#### Directions
Begin with the first line and repeat exactly through the line containing "W, H = 397, 297"; leave every image out.

#### Data provided
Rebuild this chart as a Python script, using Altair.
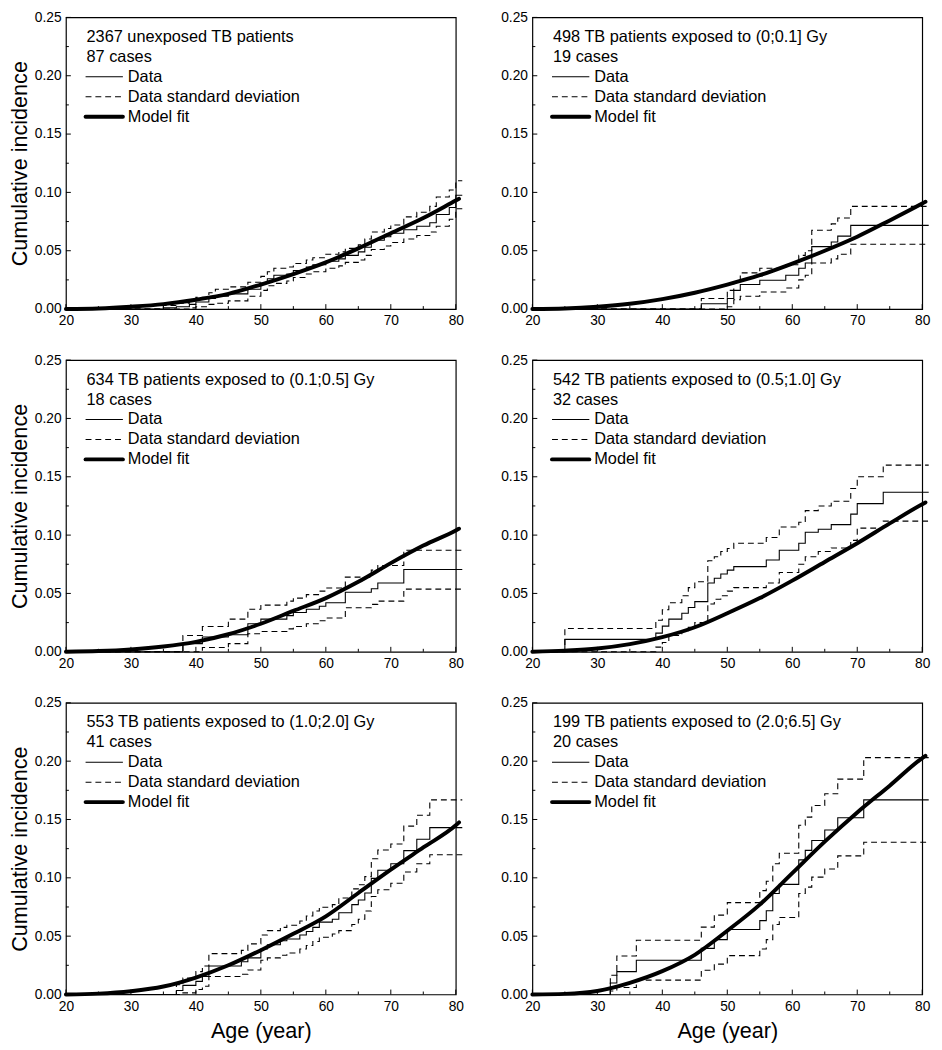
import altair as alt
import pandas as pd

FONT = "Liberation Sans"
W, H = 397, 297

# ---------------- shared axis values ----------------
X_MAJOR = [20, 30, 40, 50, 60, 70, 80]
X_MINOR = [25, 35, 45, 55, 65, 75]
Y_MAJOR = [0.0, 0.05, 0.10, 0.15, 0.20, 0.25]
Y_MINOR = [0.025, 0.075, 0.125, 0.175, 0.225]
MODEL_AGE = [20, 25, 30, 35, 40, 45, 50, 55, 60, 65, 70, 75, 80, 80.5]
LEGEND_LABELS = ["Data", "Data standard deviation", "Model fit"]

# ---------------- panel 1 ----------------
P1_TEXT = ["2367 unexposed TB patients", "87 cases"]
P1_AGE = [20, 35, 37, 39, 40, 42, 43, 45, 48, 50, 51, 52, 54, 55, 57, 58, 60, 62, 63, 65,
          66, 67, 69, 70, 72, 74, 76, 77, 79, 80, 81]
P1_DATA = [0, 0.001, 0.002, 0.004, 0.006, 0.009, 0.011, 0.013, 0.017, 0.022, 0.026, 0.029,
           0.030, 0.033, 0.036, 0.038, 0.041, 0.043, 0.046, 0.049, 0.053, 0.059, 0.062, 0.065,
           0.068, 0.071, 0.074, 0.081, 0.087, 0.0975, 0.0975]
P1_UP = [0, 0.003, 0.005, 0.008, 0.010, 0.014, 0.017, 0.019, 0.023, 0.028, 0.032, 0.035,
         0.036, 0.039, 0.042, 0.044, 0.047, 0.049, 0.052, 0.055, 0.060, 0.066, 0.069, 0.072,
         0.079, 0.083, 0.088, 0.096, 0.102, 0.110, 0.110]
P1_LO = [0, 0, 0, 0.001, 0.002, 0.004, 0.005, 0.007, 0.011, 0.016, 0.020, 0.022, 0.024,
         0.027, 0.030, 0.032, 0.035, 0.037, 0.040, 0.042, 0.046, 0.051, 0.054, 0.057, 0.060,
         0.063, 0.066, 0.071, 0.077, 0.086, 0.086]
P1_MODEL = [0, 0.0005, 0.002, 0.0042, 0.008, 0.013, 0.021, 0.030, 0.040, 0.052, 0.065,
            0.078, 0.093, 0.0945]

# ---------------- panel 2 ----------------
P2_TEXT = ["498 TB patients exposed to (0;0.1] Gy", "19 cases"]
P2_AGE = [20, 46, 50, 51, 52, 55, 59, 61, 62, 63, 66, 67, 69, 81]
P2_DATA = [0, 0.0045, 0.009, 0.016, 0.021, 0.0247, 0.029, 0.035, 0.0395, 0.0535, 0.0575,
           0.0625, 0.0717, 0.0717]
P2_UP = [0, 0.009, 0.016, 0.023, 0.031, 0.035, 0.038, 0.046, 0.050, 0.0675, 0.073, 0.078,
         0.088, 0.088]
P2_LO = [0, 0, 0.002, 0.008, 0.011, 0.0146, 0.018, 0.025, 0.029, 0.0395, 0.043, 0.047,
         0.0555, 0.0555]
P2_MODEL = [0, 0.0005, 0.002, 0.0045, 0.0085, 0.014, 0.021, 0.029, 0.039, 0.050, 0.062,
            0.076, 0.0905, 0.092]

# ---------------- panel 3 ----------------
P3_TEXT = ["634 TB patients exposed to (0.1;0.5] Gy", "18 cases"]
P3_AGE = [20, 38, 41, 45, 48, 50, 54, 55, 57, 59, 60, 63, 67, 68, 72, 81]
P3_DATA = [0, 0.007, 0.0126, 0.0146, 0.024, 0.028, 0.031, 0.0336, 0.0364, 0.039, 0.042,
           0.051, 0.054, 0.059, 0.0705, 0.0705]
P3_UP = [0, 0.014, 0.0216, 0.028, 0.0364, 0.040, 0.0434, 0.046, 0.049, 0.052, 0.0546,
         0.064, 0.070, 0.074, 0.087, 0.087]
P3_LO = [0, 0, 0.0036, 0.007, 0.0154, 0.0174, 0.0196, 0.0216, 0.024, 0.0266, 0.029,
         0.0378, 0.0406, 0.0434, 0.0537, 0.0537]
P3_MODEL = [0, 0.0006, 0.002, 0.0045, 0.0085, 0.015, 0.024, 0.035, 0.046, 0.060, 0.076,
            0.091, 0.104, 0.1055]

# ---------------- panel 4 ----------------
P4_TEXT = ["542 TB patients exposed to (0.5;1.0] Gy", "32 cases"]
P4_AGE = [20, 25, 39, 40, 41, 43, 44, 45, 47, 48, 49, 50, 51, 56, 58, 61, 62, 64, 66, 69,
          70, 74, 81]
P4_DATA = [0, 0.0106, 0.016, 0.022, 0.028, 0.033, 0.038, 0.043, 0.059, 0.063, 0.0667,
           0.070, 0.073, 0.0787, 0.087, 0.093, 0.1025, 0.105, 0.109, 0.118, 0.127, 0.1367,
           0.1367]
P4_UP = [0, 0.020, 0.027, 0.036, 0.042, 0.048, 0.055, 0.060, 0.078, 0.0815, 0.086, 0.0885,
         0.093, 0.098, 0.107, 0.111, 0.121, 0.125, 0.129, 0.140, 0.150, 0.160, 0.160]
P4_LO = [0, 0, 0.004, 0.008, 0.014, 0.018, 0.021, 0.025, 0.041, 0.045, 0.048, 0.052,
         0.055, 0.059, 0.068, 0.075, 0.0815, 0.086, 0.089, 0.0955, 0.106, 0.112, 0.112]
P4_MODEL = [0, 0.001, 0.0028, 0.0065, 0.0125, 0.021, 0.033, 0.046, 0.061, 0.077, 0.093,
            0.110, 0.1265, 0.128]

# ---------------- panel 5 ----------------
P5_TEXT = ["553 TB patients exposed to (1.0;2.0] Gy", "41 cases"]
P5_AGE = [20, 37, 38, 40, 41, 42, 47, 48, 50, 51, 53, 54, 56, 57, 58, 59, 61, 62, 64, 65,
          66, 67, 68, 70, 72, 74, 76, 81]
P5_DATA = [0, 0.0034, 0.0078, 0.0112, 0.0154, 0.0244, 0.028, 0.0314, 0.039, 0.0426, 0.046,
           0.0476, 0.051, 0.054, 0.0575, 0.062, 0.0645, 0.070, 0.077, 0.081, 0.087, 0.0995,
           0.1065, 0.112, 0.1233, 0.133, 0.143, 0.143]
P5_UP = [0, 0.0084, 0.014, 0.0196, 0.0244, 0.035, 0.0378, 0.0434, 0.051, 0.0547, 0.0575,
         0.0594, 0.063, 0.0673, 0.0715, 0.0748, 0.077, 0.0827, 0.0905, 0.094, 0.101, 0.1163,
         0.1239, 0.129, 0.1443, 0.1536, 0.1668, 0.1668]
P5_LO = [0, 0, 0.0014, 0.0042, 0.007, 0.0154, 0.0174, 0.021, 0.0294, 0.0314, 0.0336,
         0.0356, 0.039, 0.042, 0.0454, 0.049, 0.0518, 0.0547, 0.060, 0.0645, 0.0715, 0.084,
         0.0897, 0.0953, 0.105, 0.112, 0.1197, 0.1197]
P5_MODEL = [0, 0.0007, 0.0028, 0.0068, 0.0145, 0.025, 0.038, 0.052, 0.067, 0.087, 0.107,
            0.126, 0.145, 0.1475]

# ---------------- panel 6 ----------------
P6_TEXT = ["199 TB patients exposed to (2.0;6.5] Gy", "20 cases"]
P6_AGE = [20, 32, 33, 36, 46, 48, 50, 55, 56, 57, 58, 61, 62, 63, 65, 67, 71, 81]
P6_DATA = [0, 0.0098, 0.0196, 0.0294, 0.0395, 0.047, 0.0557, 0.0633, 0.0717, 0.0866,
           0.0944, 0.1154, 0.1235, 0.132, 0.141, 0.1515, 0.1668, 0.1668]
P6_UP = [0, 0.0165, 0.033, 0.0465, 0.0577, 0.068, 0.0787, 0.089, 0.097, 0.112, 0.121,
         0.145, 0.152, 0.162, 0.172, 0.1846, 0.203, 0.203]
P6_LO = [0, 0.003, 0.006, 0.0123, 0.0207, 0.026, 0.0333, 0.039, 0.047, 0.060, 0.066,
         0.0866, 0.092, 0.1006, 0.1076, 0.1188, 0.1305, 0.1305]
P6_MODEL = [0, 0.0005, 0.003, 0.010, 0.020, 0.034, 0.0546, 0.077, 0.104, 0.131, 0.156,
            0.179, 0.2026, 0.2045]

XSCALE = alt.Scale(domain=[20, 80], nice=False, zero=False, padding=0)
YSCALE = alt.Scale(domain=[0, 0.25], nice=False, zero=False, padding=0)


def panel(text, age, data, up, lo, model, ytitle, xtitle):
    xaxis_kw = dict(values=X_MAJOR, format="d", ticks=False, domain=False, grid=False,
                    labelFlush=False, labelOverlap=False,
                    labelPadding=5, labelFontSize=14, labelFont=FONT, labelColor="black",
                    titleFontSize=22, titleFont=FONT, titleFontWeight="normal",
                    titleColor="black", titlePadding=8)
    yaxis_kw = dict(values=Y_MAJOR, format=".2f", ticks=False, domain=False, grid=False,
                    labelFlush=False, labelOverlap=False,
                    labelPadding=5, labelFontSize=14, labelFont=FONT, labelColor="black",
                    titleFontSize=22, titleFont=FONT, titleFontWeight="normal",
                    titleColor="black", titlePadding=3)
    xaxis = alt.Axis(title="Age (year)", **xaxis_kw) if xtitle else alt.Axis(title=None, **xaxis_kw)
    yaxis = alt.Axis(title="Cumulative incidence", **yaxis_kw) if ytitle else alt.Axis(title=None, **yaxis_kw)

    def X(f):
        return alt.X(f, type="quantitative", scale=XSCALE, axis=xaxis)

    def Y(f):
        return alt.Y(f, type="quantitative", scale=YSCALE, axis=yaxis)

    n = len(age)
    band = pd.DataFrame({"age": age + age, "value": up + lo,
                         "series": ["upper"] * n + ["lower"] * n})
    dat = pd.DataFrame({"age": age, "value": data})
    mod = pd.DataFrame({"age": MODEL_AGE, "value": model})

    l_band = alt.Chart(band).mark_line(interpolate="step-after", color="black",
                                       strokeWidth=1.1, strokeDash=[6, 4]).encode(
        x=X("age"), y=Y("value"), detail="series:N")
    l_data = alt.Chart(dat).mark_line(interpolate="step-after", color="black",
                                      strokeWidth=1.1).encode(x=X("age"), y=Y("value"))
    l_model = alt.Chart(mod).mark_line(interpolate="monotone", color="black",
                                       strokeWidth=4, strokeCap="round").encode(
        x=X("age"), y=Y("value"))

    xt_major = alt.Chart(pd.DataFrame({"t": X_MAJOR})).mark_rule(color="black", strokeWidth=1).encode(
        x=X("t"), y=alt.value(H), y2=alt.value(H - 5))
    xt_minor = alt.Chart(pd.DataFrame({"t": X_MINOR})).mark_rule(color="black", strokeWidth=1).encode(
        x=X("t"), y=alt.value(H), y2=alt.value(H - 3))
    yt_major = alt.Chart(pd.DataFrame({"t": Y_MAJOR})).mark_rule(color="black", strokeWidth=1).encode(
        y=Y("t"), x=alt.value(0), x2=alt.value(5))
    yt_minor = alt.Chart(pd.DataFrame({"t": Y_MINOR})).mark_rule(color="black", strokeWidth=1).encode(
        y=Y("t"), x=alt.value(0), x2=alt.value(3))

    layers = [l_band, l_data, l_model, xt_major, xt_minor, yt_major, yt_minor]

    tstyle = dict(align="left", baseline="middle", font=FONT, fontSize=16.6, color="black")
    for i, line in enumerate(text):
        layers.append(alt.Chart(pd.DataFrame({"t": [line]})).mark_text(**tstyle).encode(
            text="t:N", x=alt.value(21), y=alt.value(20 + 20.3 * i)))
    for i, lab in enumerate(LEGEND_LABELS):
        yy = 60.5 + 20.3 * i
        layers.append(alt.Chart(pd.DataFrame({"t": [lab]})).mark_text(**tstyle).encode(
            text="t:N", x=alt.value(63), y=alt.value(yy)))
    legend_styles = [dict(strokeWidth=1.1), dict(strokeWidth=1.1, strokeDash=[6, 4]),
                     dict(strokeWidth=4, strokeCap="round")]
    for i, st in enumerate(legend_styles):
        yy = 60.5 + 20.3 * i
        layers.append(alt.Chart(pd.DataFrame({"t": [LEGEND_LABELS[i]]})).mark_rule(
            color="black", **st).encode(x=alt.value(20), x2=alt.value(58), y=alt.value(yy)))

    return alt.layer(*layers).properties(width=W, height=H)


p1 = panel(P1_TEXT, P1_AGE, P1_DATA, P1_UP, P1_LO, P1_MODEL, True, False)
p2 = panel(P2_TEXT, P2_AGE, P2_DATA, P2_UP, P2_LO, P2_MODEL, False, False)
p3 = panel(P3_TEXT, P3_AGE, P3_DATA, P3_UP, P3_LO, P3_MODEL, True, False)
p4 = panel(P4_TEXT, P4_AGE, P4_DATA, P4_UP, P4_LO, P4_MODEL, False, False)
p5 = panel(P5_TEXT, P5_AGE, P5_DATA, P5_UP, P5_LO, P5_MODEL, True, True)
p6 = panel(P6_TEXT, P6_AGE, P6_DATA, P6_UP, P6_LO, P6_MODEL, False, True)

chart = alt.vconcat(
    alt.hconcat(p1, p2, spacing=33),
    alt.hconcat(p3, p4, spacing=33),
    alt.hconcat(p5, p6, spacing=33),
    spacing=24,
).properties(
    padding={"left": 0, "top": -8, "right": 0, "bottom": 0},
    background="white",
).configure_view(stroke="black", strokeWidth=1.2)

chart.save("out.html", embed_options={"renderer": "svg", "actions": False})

#### Exercise response
Rebuild this chart as a Python script, using Altair.
import altair as alt
import pandas as pd

FONT = "Liberation Sans"
W, H = 397, 297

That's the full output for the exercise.